P.S. is apolitical and thus can be a sheltering umbrella for republicans, democrats, socialists and anarchists. It typically draws many members from the helping professions -- teaching, ministry, social work, to name just a few.

“We try to be a home to people,” commented Ms. Rider. “We try to give them a place to feel comfortable with what often seems like strange beliefs.”

How does the group manage such a formidable task? Basically, by “changing people’s minds and hearts and letting them go from there,” Mary Rider explained. P.S. reaches out to the already converted -- those who currently link pro-life and pro-peace within themselves -- and brings them “out of the closet,” while attempting to educate those who are “pro-life in one way but not another.”

Once a consistency is reached, Pro-Lifers for Survival encourages members to strike out on their own, tackling issues with a new vision and a strong network of support.

In Detroit, the local P.S. chapter joined with the Church of Brethren, the Mennonites and the Archdiocese of Detroit in publishing pro-life, pro-peace study guides for use in Sunday school classes. A companion slide presentation, “Rainbows Promise Life,” has been well-received and widely distributed.

Washington, D.C. Pro-Lifers for Survival have been active in non-violent direct action, organizing the Pro-Life Non-Violent Action Project and the Tax for Life Campaign. “the two are more or less outgrowths of P.S.” since P.S. members were instrumental in their formation, Mary Rider indicated.

In Kansas City, where the national right-to-life convention was held recently, P.S. proponents were much in evidence, as they are at other pro-life gatherings across the country. There they sought cross-fertilization through dialogue and distribution of their pamphlets, reprints, and the P.S. newspaper, which is published five times each year.

“It breaks down the stereotypes just by our being there,” Mary Rider knows from first-hand experience.

She is currently involved, with her co-coordinator Scott Rains, in taking stock of Pro-Lifers for Survival as it rounds out its fifth year. The movement had its beginning in the late seventies when Julie Loesch, a lay Benedictine from Pennsylvania, conducted what she called “atomic Tupperware parties” as grass roots consciousness raisers. When pro-lifers attending her home meetings asked why she was worried about the effects of nuclear radiation on the unborn but unconcerned about the results of a suction machine on a defenseless fetus, she was challenged to examine her own priorities. Shortly thereafter, she organized a group of pro-lifers who marched in an anti-nuclear power demonstration following the notorious accident at the Three Mile Island nuclear plant.

Mary Rider hopes to follow Julie Loesch’s lead, firming up support within local chapters and expanding membership, perhaps with a “traveling school” of handouts and audio-visual presentations that would communicate what Pro-Lifers for Survival is all about.

Such expansion is not without cost, and Ms. Rider is cheered by the group’s newly won tax-exempt status that will allow application for grants and funding not before available.

Another P.S. goal is an annual convention that would bring members together for renewal and support.

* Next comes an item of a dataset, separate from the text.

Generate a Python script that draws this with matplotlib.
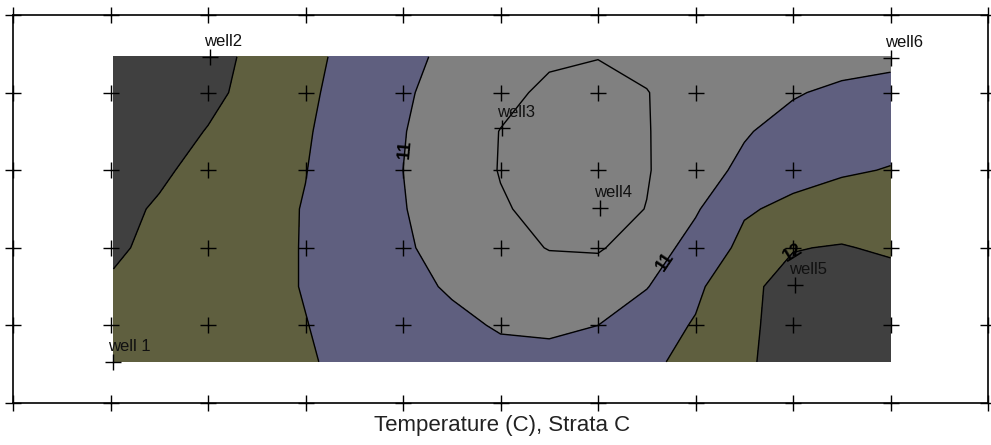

This has been successful over the past two years, with such divergent points as Syracuse, NY and the Carolina coast serving as gathering sites.

While here in Atlanta, Mary Rider observed that the area was “ripe for something” in terms of promoting the pro-life, pro-peace vision.

“A large population center like Atlanta, where there are a lot of different things going on, is a good place to start drawing the connection between the two. What we’re about is planting seeds. Sometimes its time for seeds to germinate and grow.”